When times are good, it's easier for professional debt collectors to find ways to get borrowers to pay back amounts they owe, and many companies have turned to PRA Group (PRAA 7.75%) to help them collect money they're owed rather than trying to go after delinquent debtors themselves. Yet coming into its third-quarter earnings report on Thursday, PRA Group investors are uncertain about whether the company can get itself back on track after an unexpectedly poor set of results in its previous quarterly report in August. Let's take an early look at what's been happening with PRA Group since then and whether it has turned the corner on a brighter future.

Stats on PRA Group

Analyst EPS Estimate

$1.16

Change From Year-Ago EPS

3.6%

Revenue Estimate

$259.8 million

Change From Year-Ago Revenue

8.7%

Earnings Beats in Past 4 Quarters

2

Source: Yahoo! Finance.

Can PRA Group earnings bounce back?
In recent months, investors have gotten more nervous about PRA Group earnings, cutting their third-quarter projections by about 5% and making more modest cuts to full-year 2015 and 2016 estimates. The stock has struggled as well, falling more than 12% since late July.

PRA Group's second-quarter results in August shocked investors who had gotten used to seeing the company dramatically outperform expectations. Yet even though sales climbed 20% and helped push net income up at an even more impressive 37% rate, much of those favorable comparisons came from a one-time charge in the year-ago period, and PRA Group's results were substantially less than what most investors had expected from the debt collector.

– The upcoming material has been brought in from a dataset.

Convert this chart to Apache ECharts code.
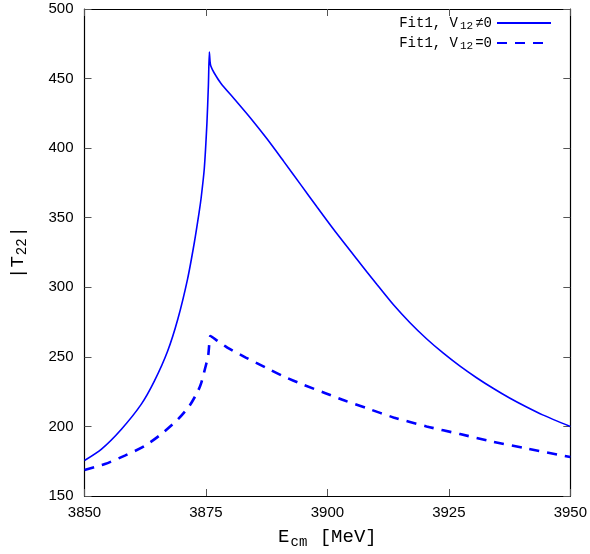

Since then, PRA Group has also had to deal with regulatory scrutiny, and that has recently been costly. In September, the Consumer Financial Protection Bureau settled charges with Encore Capital Group (ECPG 1.68%) and PRA Group that had alleged that the two debt-collection specialists had bought debts from other parties that were potentially inaccurate, lacking documentation, or unenforceable. In the CFPB's words, "The companies collected payments by pressuring consumers with false statement and churning out lawsuits using robo-signed court documents." Encore Capital Group took the bigger hit, with $42 million in refunds and $10 million in fines, and the CFPB forced Encore to stop collecting on $125 million in debt. However, PRA Group will have to pay consumer refunds totaling $19 million, along with an $8 million penalty and an agreement to stop collecting on about $3 million in debt.

Yet despite the CFPB action, PRA Group seems committed to continue acquiring new debt-collection opportunities going forward. CEO Steve Fredrickson noted in last quarter's conference call that one reason why the U.S. debt-collection market has taken a hit lately is that several large sellers of debt have stayed out of the market, limiting the amount of supply available for PRA Group, Encore Capital Group, and their peers in the debt-collection space. Frederickson seems convinced that those debt-sellers will eventually return to the market, although he admitted that the timing of when they will do so isn't something he could predict with certainty.

In the PRA Group earnings report, investors need to keep a close eye on how successful strategic partnerships like its agreement with Brazilian master-servicing platform specialist RCB Investimentos have been in bolstering the company's overall results and extending its international reach. The strategic benefit of having exposure to different national economies is that to the extent that one country is at a different stage of the economic cycle than another, PRA Group can diversify its exposure and potentially enjoy good results in one area to help offset challenging conditions in other areas. If those efforts go well, and if the company can keep executing well in the rest of its business, then further growth opportunities could help PRA Group get its stock moving in the right direction once again.